Dota 2, on the other hand, is the most lucrative esports title out there. It’s all thanks to the biggest Dota 2 events, The Internationals. We’re talking about annual events that gather the best Dota 2 teams in the world and feature gigantic crowd-funded prize pools. Last year’s The International had almost $35 million in prize money.
CS:GO is not holding any notable records like LoL and Dota 2. What’s so special about it, then? Well, it’s the biggest and most popular FPS (first-person shooter) game with a passionate and highly active community. It’s feeding off sponsorship deals and brand exposure. Most importantly, it’s still going strong, eight years after its initial release.
Still Relying on Sponsorship Deals
Despite all the numbers pointing upwards, the esports industry is still very young and fragile.

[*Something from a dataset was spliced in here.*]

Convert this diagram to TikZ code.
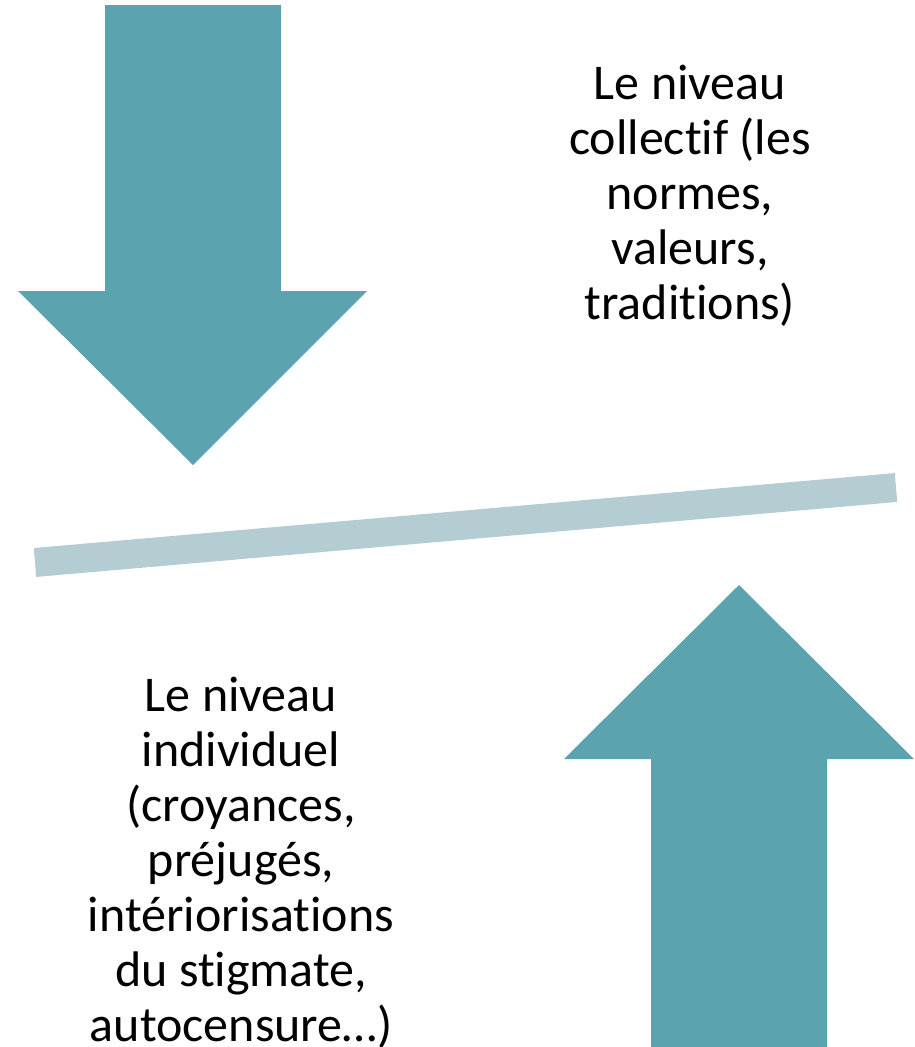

Over the course of the last two or three years, we’ve seen attempts to improve the long-term stability of the entire industry through the aggressive franchising of up-and-coming esports competitions.
Sponsorship revenue amounted to $456.7 million in 2019, which is roughly a 34% increase from 2018. The number is way above the likes of media rights and advertising revenue, which are supposed to be leading the charge here. Media rights revenue is just above $250 million, while advertising cruises around the $190 million mark.
Both media rights and advertising combined are just short of the total sponsorship revenue, which just goes to show you how much the esports industry is still relying on sponsorship deals. While they are somewhat surprising, these numbers aren’t raising any flags just yet. The esports industry is relatively young and is still trying to make its footprint out there… And let’s be real, doing so is basically impossible without some of that crispy VC money.